Leave out the pictures and retype only the lines from the opening line to the line that holds "const yMajor = [15, 20, 25, 30];", both ends included.

_ _ _ _ _

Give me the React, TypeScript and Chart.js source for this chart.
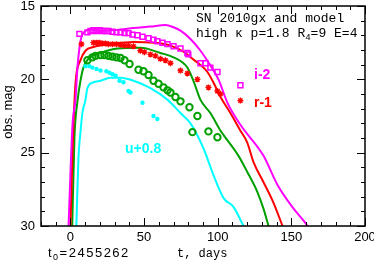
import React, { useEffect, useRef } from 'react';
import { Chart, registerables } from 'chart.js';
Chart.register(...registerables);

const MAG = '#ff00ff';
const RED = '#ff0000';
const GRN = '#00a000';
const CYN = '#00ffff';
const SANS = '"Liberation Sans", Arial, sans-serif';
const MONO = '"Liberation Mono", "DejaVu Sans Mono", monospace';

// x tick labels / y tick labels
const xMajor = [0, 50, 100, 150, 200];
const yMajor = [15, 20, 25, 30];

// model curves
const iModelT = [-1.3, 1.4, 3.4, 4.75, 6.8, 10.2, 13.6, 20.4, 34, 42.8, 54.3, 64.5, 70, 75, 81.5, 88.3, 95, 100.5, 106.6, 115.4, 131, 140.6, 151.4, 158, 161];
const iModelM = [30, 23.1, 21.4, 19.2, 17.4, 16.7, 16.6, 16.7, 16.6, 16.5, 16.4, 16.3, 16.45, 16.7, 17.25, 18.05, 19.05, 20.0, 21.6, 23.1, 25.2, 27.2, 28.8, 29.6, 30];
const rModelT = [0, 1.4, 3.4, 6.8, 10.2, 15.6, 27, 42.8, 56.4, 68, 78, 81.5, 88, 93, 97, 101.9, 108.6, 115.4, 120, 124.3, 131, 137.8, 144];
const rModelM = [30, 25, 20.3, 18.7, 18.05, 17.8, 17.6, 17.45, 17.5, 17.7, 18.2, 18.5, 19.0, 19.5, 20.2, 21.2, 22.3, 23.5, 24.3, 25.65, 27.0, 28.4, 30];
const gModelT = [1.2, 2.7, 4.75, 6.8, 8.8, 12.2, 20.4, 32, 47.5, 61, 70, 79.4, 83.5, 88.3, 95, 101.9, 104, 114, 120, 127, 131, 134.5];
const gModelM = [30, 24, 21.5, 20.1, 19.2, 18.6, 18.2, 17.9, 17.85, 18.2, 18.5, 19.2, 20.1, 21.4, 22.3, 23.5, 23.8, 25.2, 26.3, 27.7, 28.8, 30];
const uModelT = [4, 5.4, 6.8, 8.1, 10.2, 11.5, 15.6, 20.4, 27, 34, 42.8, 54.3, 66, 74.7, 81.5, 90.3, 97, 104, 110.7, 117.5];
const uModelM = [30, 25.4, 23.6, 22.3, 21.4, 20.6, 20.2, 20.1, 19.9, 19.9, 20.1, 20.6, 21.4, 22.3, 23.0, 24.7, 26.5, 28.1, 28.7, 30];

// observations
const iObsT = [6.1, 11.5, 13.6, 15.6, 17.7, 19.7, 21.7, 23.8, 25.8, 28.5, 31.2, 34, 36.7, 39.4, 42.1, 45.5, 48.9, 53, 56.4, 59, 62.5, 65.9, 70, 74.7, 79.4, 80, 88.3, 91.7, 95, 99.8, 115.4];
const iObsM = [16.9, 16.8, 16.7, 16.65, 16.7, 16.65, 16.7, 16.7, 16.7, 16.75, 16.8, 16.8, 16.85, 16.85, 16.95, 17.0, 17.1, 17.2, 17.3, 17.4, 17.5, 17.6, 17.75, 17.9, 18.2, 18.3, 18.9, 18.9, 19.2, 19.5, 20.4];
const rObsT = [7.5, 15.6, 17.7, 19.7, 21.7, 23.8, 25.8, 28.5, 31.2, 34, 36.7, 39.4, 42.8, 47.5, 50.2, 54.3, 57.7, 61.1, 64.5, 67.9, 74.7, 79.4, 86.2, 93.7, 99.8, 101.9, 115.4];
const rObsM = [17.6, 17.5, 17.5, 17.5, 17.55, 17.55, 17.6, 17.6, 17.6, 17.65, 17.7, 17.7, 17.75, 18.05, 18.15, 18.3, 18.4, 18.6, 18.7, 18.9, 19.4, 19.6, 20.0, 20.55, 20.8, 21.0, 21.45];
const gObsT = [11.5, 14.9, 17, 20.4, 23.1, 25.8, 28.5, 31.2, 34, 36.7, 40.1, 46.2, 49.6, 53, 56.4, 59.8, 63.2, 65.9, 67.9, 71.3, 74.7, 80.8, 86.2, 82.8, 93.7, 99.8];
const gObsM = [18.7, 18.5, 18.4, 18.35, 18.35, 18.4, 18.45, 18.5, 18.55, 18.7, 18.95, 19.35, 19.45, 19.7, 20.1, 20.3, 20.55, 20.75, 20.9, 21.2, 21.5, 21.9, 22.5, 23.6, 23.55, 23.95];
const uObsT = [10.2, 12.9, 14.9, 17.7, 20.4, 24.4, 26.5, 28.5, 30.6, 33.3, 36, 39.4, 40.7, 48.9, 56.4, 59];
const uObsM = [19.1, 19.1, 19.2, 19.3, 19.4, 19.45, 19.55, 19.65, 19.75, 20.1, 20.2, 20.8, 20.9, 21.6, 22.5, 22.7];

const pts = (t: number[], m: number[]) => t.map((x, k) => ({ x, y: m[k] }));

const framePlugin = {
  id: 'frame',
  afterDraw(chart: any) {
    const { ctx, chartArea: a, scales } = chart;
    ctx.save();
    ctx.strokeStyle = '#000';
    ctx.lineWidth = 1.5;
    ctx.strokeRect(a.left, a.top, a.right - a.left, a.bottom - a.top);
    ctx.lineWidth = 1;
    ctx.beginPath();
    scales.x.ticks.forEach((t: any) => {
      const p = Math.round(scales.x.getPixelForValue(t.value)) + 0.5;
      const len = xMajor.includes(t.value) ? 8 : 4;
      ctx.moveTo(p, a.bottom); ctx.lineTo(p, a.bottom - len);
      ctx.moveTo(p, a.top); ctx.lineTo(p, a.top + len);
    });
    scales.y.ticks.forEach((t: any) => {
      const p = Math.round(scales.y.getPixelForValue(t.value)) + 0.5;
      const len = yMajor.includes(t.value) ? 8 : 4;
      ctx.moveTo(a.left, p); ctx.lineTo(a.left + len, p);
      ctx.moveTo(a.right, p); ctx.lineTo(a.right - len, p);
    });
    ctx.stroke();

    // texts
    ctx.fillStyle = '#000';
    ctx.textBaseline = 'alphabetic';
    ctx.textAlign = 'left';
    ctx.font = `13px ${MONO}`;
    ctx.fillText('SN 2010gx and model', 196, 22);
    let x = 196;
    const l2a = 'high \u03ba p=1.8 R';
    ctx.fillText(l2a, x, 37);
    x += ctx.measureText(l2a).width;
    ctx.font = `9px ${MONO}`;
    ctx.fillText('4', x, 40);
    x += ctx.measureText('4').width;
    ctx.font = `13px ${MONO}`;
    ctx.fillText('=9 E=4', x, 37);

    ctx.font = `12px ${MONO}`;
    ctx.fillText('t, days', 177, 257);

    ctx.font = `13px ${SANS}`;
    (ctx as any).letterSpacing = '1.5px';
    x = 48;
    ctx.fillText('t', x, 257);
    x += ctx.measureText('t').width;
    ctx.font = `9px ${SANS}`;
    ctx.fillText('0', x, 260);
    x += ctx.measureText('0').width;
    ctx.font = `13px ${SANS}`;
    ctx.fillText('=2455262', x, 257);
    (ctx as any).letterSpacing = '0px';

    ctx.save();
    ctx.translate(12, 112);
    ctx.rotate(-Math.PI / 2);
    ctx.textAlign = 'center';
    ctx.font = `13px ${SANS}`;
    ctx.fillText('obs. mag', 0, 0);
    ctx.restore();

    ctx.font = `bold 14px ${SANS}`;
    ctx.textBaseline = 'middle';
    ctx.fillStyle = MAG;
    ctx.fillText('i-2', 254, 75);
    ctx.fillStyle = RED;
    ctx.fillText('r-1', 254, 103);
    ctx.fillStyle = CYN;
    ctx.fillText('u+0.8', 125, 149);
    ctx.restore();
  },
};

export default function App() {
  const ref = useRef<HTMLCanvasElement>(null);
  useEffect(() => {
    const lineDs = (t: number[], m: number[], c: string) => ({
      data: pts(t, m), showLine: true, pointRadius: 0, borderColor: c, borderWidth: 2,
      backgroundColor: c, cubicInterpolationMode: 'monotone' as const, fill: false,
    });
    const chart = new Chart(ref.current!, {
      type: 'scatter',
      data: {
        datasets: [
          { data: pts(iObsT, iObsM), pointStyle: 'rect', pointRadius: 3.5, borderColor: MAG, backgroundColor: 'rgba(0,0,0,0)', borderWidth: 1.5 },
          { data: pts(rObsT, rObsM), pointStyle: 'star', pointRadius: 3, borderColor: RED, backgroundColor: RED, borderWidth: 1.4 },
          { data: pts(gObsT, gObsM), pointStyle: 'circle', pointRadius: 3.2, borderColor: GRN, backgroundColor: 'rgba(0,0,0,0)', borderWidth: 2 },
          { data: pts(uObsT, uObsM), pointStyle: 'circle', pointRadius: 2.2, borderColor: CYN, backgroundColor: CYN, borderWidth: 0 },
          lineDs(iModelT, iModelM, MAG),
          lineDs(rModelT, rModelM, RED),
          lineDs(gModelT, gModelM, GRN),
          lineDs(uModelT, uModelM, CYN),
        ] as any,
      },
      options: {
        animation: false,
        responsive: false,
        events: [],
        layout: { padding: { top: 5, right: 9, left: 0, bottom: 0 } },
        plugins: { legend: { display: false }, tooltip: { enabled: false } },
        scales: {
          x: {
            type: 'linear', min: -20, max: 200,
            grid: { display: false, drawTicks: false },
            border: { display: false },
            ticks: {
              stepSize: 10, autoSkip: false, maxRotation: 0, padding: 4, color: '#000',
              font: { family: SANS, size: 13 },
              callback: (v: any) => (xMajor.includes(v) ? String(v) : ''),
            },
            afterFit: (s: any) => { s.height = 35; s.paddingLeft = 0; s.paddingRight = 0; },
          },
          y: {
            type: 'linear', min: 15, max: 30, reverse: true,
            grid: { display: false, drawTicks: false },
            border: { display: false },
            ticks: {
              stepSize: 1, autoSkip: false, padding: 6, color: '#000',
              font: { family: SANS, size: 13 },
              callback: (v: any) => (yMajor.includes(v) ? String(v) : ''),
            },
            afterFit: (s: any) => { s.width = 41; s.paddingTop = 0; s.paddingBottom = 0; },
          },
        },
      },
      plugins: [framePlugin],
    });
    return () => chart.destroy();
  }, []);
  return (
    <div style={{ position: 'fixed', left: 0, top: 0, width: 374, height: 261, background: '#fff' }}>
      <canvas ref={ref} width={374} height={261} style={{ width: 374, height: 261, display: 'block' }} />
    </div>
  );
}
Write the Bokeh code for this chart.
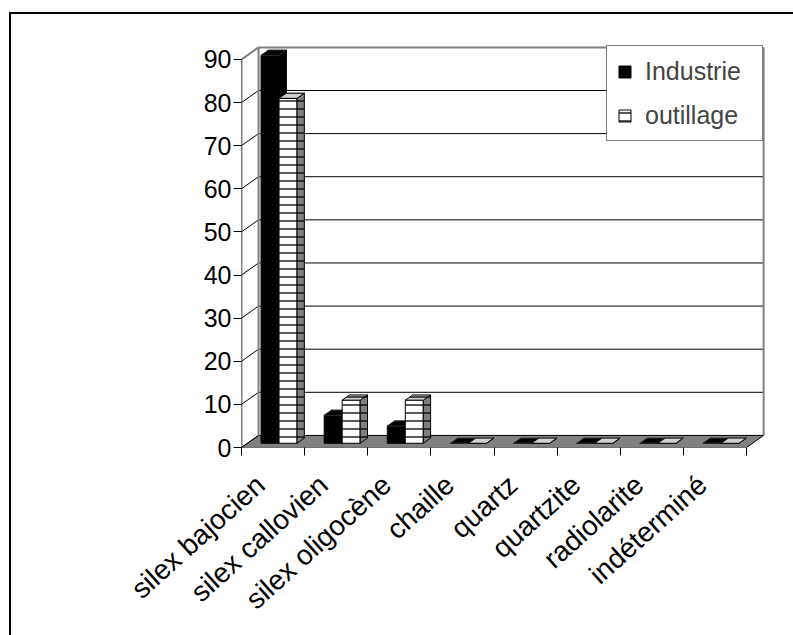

_ _ _ _ _

Correct result:
Give me the React, TypeScript and Chart.js source for this chart.
import React, { useEffect, useRef } from 'react';
import { Chart, registerables } from 'chart.js';
Chart.register(...registerables);

const MAG = '#ff00ff';
const RED = '#ff0000';
const GRN = '#00a000';
const CYN = '#00ffff';
const SANS = '"Liberation Sans", Arial, sans-serif';
const MONO = '"Liberation Mono", "DejaVu Sans Mono", monospace';

// x tick labels / y tick labels
const xMajor = [0, 50, 100, 150, 200];
const yMajor = [15, 20, 25, 30];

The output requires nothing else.